I understand why ##\bar{\epsilon}=-1## and so on. My problem is the relation between the ##\epsilon##s and the comparison between the radial coordinate near the shell.

Ah, ok. I don't think there's enough information in what you posted for me to see how they derived that, but I'll take another look. I suspect they were viewing it more as a definition than as something that could be derived.

 

[PLuz]

I agree the Schwarzschild radial coordinate is not a good coordinate, but I'm not using it as a coordinate here. I'm using it as a function of the Penrose diagram coordinates, which is how the authors of the paper used it, for example to derive the curves that mark the position of the shell in their diagrams (which are curves of constant r=Rr = R). What I'm having trouble seeing is how there can be a valid coordinate transformation into the Penrose diagram coordinates (which there must be if the diagram is valid) that has the region "inside" the shell being to the left of the shell's position in the "tension shell" diagram (which would mean the diagram is incomplete), but that also has rr in that region decreasing to the left (as opposed to decreasing to the right on the right side of the shell). Does the paper give the explicit transformation that generates the Penrose diagrams they use?

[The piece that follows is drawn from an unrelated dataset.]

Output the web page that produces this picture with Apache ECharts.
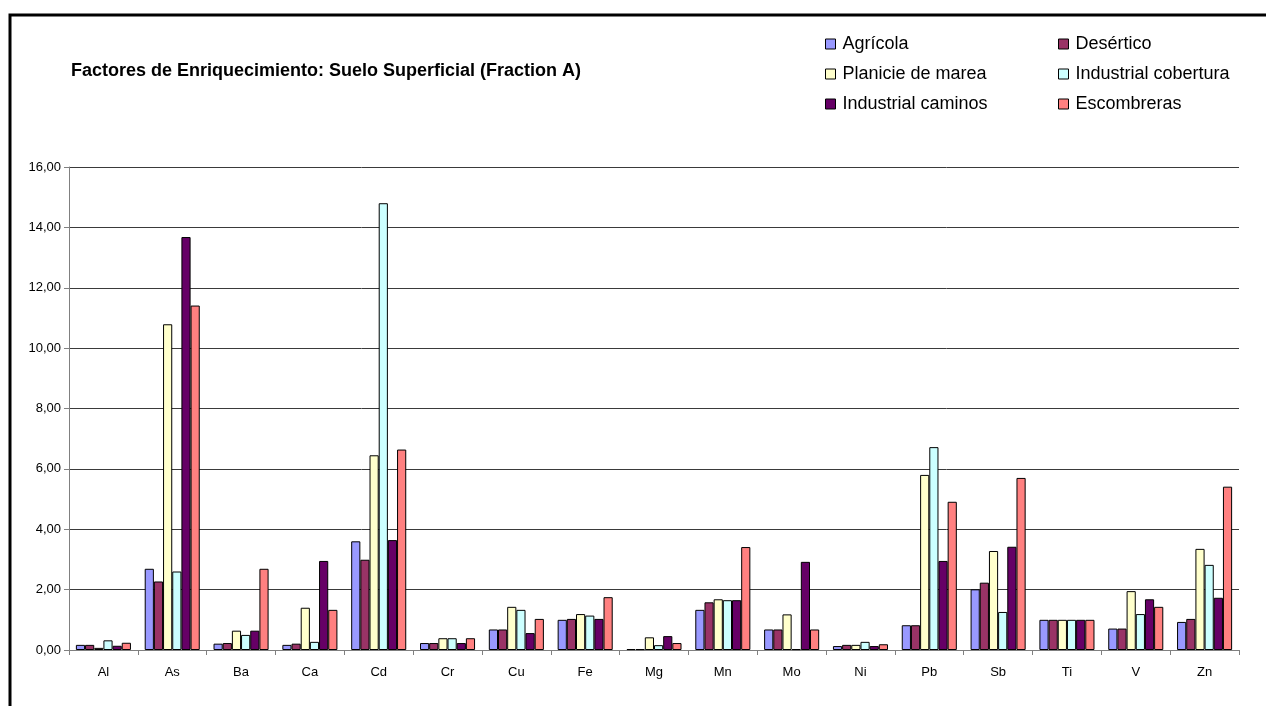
<!DOCTYPE html>
<html>
<head>
<meta charset="utf-8">
<script src="https://cdn.jsdelivr.net/npm/echarts@6/dist/echarts.min.js"></script>
<style>
  html, body { margin: 0; padding: 0; background: #fff; }
  #chart { width: 1266px; height: 706px; }
</style>
</head>
<body>
<div id="chart"></div>
<script>
// element categories
var elements = ["Al", "As", "Ba", "Ca", "Cd", "Cr", "Cu", "Fe", "Mg", "Mn", "Mo", "Ni", "Pb", "Sb", "Ti", "V", "Zn"];

// enrichment factors per soil type
var agricola = [0.17, 2.69, 0.21, 0.17, 3.6, 0.23, 0.68, 1.0, 0.03, 1.33, 0.68, 0.13, 0.82, 2.01, 1.0, 0.71, 0.93];
var desertico = [0.17, 2.27, 0.23, 0.21, 2.99, 0.23, 0.68, 1.03, 0.03, 1.58, 0.68, 0.17, 0.82, 2.23, 1.0, 0.71, 1.03];
var planicie = [0.07, 10.79, 0.64, 1.4, 6.45, 0.39, 1.43, 1.19, 0.42, 1.68, 1.18, 0.17, 5.8, 3.28, 1.0, 1.95, 3.35];
var indCobertura = [0.32, 2.6, 0.5, 0.27, 14.8, 0.39, 1.33, 1.14, 0.16, 1.65, 0.03, 0.27, 6.72, 1.26, 1.0, 1.19, 2.82];
var indCaminos = [0.14, 13.68, 0.64, 2.95, 3.64, 0.23, 0.56, 1.03, 0.46, 1.65, 2.92, 0.13, 2.95, 3.42, 1.0, 1.68, 1.73];
var escombreras = [0.24, 11.41, 2.69, 1.33, 6.64, 0.39, 1.03, 1.75, 0.23, 3.41, 0.68, 0.19, 4.91, 5.7, 1.0, 1.43, 5.41];

var seriesNames = ["Agrícola", "Desértico", "Planicie de marea", "Industrial cobertura", "Industrial caminos", "Escombreras"];
var seriesData = [agricola, desertico, planicie, indCobertura, indCaminos, escombreras];
var colors = ["#9999ff", "#993366", "#ffffcc", "#ccffff", "#660066", "#ff8080"];

var chart = echarts.init(document.getElementById("chart"));

var series = seriesNames.map(function (name, i) {
  return {
    name: name,
    type: "bar",
    data: seriesData[i],
    barGap: "0%",
    barCategoryGap: "20%",
    itemStyle: {
      color: colors[i],
      borderColor: "#000",
      borderWidth: 1,
    },
  };
});

var legendText = {
  fontFamily: "Liberation Sans",
  fontSize: 18,
  color: "#000",
  padding: [0, 0, 0, 2],
};

var option = {
  animation: false,
  textStyle: { fontFamily: "Liberation Sans" },
  title: {
    text: "Factores de Enriquecimiento: Suelo Superficial (Fraction A)",
    left: 66,
    top: 57,
    textStyle: {
      fontFamily: "Liberation Sans",
      fontSize: 18,
      fontWeight: "bold",
      color: "#000",
    },
  },
  graphic: [
    {
      type: "rect",
      shape: { x: 10, y: 15, width: 1400, height: 900 },
      style: { fill: "none", stroke: "#000", lineWidth: 3 },
      silent: true,
    },
  ],
  legend: [
    {
      data: [seriesNames[0], seriesNames[2], seriesNames[4]],
      orient: "vertical",
      left: 820,
      top: 30,
      itemWidth: 10,
      itemHeight: 10,
      itemGap: 12,
      icon: "rect",
      textStyle: legendText,
      itemStyle: { borderColor: "#000", borderWidth: 1 },
    },
    {
      data: [seriesNames[1], seriesNames[3], seriesNames[5]],
      orient: "vertical",
      left: 1053,
      top: 30,
      itemWidth: 10,
      itemHeight: 10,
      itemGap: 12,
      icon: "rect",
      textStyle: legendText,
      itemStyle: { borderColor: "#000", borderWidth: 1 },
    },
  ],
  grid: {
    left: 69,
    right: 27,
    top: 167,
    bottom: 56,
  },
  xAxis: {
    type: "category",
    data: elements,
    axisLine: { lineStyle: { color: "#808080", width: 1 } },
    axisTick: { show: true, length: 5, lineStyle: { color: "#808080" } },
    axisLabel: { color: "#000", fontSize: 13, margin: 16 },
  },
  yAxis: {
    type: "value",
    min: 0,
    max: 16,
    interval: 2,
    axisLine: { show: true, lineStyle: { color: "#808080", width: 1 } },
    axisTick: { show: true, length: 5, lineStyle: { color: "#808080" } },
    axisLabel: {
      color: "#000",
      fontSize: 13,
      margin: 8,
      formatter: function (v) {
        return v.toFixed(2).replace(".", ",");
      },
    },
    splitLine: { lineStyle: { color: "#3a3a3a", width: 1 } },
  },
  series: series,
};

chart.setOption(option);
</script>
</body>
</html>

Unfortunately they don't. I also stumbled on that, the authors don't give any hints on which transformation they used to draw the Penrose diagram.

Ah, ok. I don't think there's enough information in what you posted for me to see how they derived that, but I'll take another look. I suspect they were viewing it more as a definition than as something that could be derived.

The authors don't explain anything about the formulas on Eq. ##(3)##. They do, however, claim that they have studied in detail tension shells on a previous work but I can't seem to find any link to that work, not even in the journal's website.

In this same article they also find solutions of tension stars (assuming a Schwarzschild star model - constant density) and they find that such stars also must be on the other side of the Einstein-Rosen bridge, so it's somehow consistent with their claim on tension stars.